Plotting code records:
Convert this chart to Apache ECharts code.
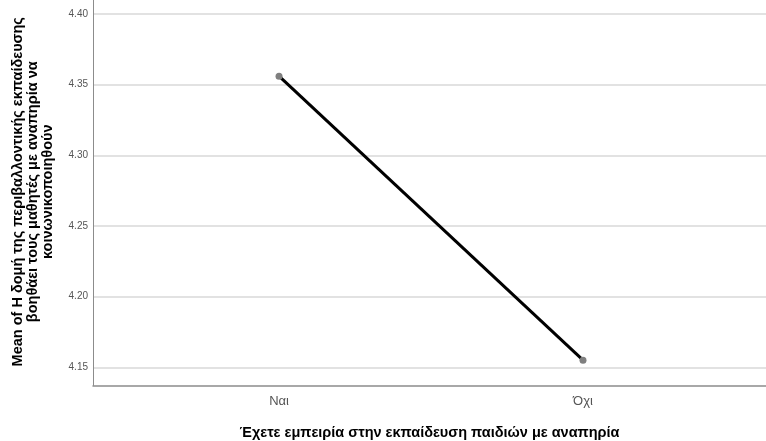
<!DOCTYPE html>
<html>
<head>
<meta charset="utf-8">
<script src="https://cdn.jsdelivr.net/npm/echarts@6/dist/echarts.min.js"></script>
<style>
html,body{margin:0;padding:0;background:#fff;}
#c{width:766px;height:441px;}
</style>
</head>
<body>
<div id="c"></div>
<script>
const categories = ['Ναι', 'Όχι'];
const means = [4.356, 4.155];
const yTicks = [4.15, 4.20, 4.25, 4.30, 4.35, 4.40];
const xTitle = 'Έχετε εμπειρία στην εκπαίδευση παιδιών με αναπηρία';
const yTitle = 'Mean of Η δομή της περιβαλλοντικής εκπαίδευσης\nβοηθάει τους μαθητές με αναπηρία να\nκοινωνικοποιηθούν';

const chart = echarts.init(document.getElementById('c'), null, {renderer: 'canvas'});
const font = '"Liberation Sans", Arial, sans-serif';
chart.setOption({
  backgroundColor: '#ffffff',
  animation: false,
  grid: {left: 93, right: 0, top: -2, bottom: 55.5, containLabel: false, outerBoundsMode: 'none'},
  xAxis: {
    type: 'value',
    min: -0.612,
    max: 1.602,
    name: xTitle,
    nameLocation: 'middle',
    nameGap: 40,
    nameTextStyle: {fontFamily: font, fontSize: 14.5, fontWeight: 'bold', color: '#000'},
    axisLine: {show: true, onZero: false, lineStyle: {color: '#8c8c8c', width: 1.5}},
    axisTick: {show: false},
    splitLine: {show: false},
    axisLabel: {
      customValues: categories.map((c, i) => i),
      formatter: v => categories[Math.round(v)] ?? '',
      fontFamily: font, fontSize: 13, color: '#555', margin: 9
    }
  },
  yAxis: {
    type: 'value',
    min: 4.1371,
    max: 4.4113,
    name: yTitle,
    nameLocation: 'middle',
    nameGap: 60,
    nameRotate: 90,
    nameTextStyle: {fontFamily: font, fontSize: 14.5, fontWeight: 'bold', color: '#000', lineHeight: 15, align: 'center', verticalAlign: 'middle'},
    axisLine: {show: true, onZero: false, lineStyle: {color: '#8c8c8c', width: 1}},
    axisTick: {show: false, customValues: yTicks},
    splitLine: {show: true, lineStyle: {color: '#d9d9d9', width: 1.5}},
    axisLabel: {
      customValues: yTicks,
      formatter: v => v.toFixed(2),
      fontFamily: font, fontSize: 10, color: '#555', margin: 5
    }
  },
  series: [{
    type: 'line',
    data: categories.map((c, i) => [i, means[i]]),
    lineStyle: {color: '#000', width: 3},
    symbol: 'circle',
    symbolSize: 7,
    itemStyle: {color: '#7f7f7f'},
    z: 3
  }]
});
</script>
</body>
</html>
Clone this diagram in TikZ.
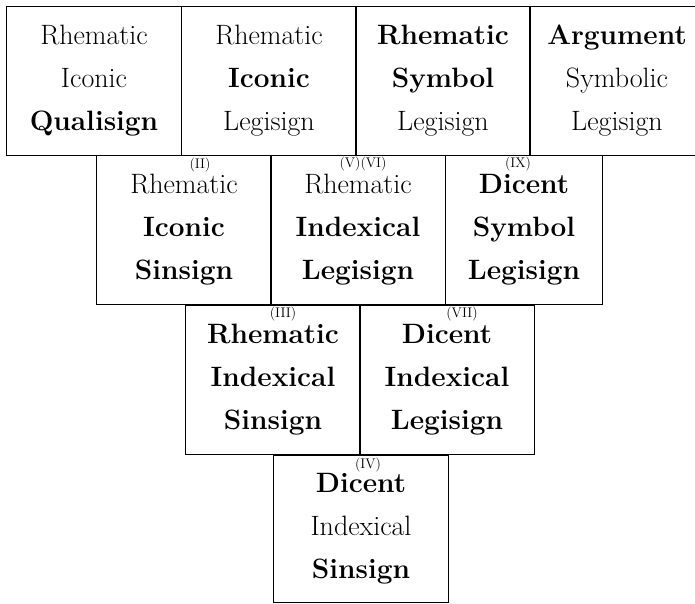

## WHAT IS NEEDED
Restate word for word every line from the top of the entries above to the line with "const yTitle = 'Mean", inclusive, and skip any pictures.

## OUTPUT BELOW
Convert this chart to Apache ECharts code.
<!DOCTYPE html>
<html>
<head>
<meta charset="utf-8">
<script src="https://cdn.jsdelivr.net/npm/echarts@6/dist/echarts.min.js"></script>
<style>
html,body{margin:0;padding:0;background:#fff;}
#c{width:766px;height:441px;}
</style>
</head>
<body>
<div id="c"></div>
<script>
const categories = ['Ναι', 'Όχι'];
const means = [4.356, 4.155];
const yTicks = [4.15, 4.20, 4.25, 4.30, 4.35, 4.40];
const xTitle = 'Έχετε εμπειρία στην εκπαίδευση παιδιών με αναπηρία';
const yTitle = 'Mean of Η δομή της περιβαλλοντικής εκπαίδευσης\nβοηθάει τους μαθητές με αναπηρία να\nκοινωνικοποιηθούν';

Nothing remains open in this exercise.